I know this question is becoming trite, but what the hell is Friedman talking about?
There will be a lot of trial and error in the months ahead. But this is a hugely important horizontal dialogue because if Iraqis can't forge a social contract, it would suggest that no other Arab country can - since virtually all of them are similar mixtures of tribes, ethnicities and religions. That would mean that they can be ruled only by iron-fisted kings or dictators, with all the negatives that flow from that.
Excuse me? First of all, George W. Bush has repeatedly stated that he disagrees with folks who think the brown people can't have democracies, and you are not going to question the single thing that unites us. But more to the point, if the Iraqi attempt at reform falls through, that'll mean nothing more than that they didn't succeed. Maybe the killing factor wasn't color, but American occupation and the divisions we caused. Maybe it was Saddam's legacy. Maybe it was corruption in Kurdistan. Maybe it was -- gasp! -- multicausal and not necessarily pregnant with meaning for future generations.

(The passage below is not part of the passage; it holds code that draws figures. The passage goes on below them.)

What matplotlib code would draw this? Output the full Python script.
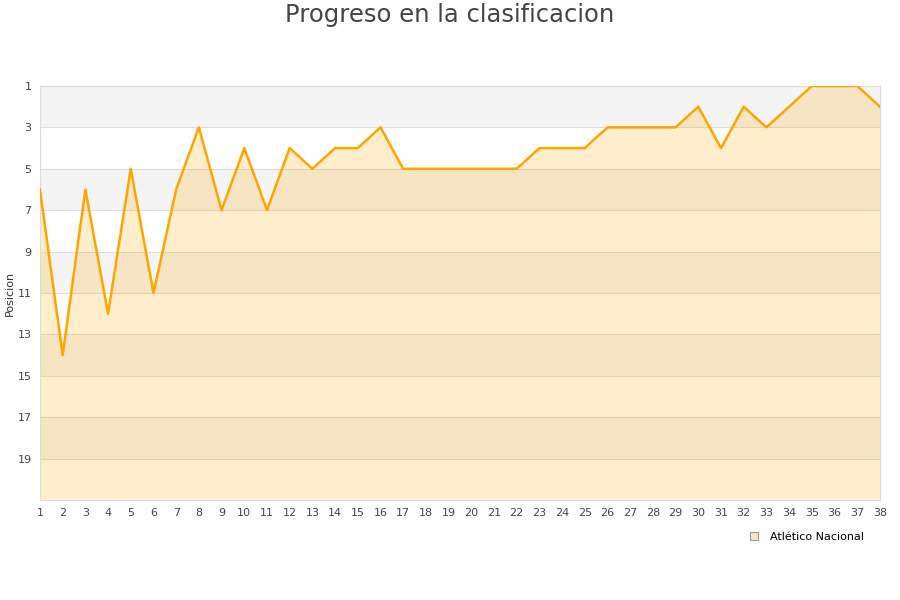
import matplotlib.pyplot as plt
from matplotlib.lines import Line2D

jornadas = list(range(1, 39))
posiciones = [6, 14, 6, 12, 5, 11, 6, 3, 7, 4, 7, 4, 5, 4, 4, 3, 5, 5, 5, 5,
              5, 5, 4, 4, 4, 3, 3, 3, 3, 2, 4, 2, 3, 2, 1, 1, 1, 2]
equipo = 'Atlético Nacional'
y_ticks = list(range(1, 21, 2))

fig = plt.figure(figsize=(9, 6), dpi=100)
ax = fig.add_axes([0.0444, 0.1667, 0.9333, 0.69])

# alternating bands every 2 positions
for y0 in range(1, 21, 4):
    ax.axhspan(y0, y0 + 2, color='#f4f4f4', lw=0, zorder=0)
for y in y_ticks:
    ax.axhline(y, color='#dddddd', lw=0.8, zorder=1)

ax.fill_between(jornadas, posiciones, 21, color='#ffa500', alpha=0.2, lw=0, zorder=2)
ax.plot(jornadas, posiciones, color='#ffa500', lw=1.8, zorder=3)

ax.set_xlim(1, 38)
ax.set_ylim(21, 1)
ax.set_xticks(jornadas)
ax.set_yticks(y_ticks)
ax.tick_params(length=0, labelsize=8, colors='#444444', pad=6)
for s in ax.spines.values():
    s.set_color('#dddddd')
ax.set_ylabel('Posicion', fontsize=8, color='#333333', labelpad=2)

fig.suptitle('Progreso en la clasificacion', fontsize=17.5, color='#444444', y=0.995)

handle = Line2D([], [], marker='s', ls='none', markersize=6,
                markerfacecolor='#f7e4c4', markeredgecolor='#999999', markeredgewidth=0.8)
fig.legend([handle], [equipo], loc='center', bbox_to_anchor=(0.893, 0.105),
           frameon=False, fontsize=8, handletextpad=0.4)

fig.savefig('out.png')
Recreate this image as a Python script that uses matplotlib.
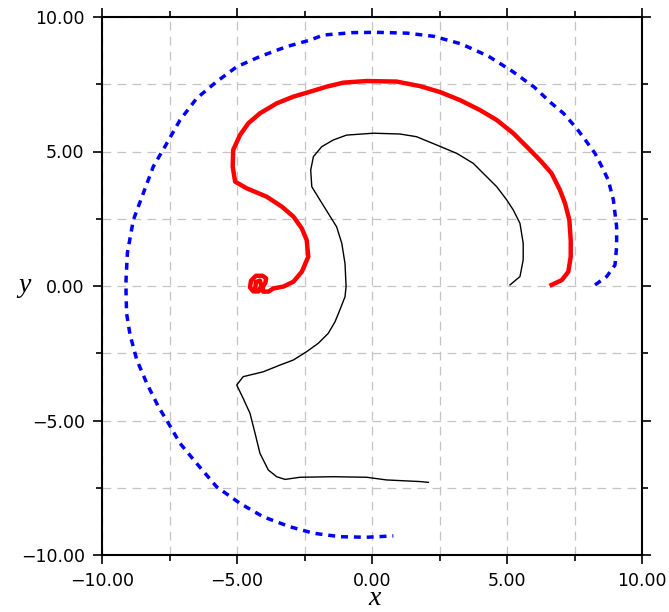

Stable, democratic states are weird things that no one's quite been able to blueprint. They don't always work where we think they will, they don't always fail when they should, and we're not quite sure how to move them from one column to the other. Suggesting that their success may be intrinsic to the ethnicities of the groups involved is absurd and, truly, the first time I've ever seen anyone erect the straw man Bush knocked down. Many of us mocked him when he said that, turns out we were wrong. It was a preemptive strike on Tom Friedman.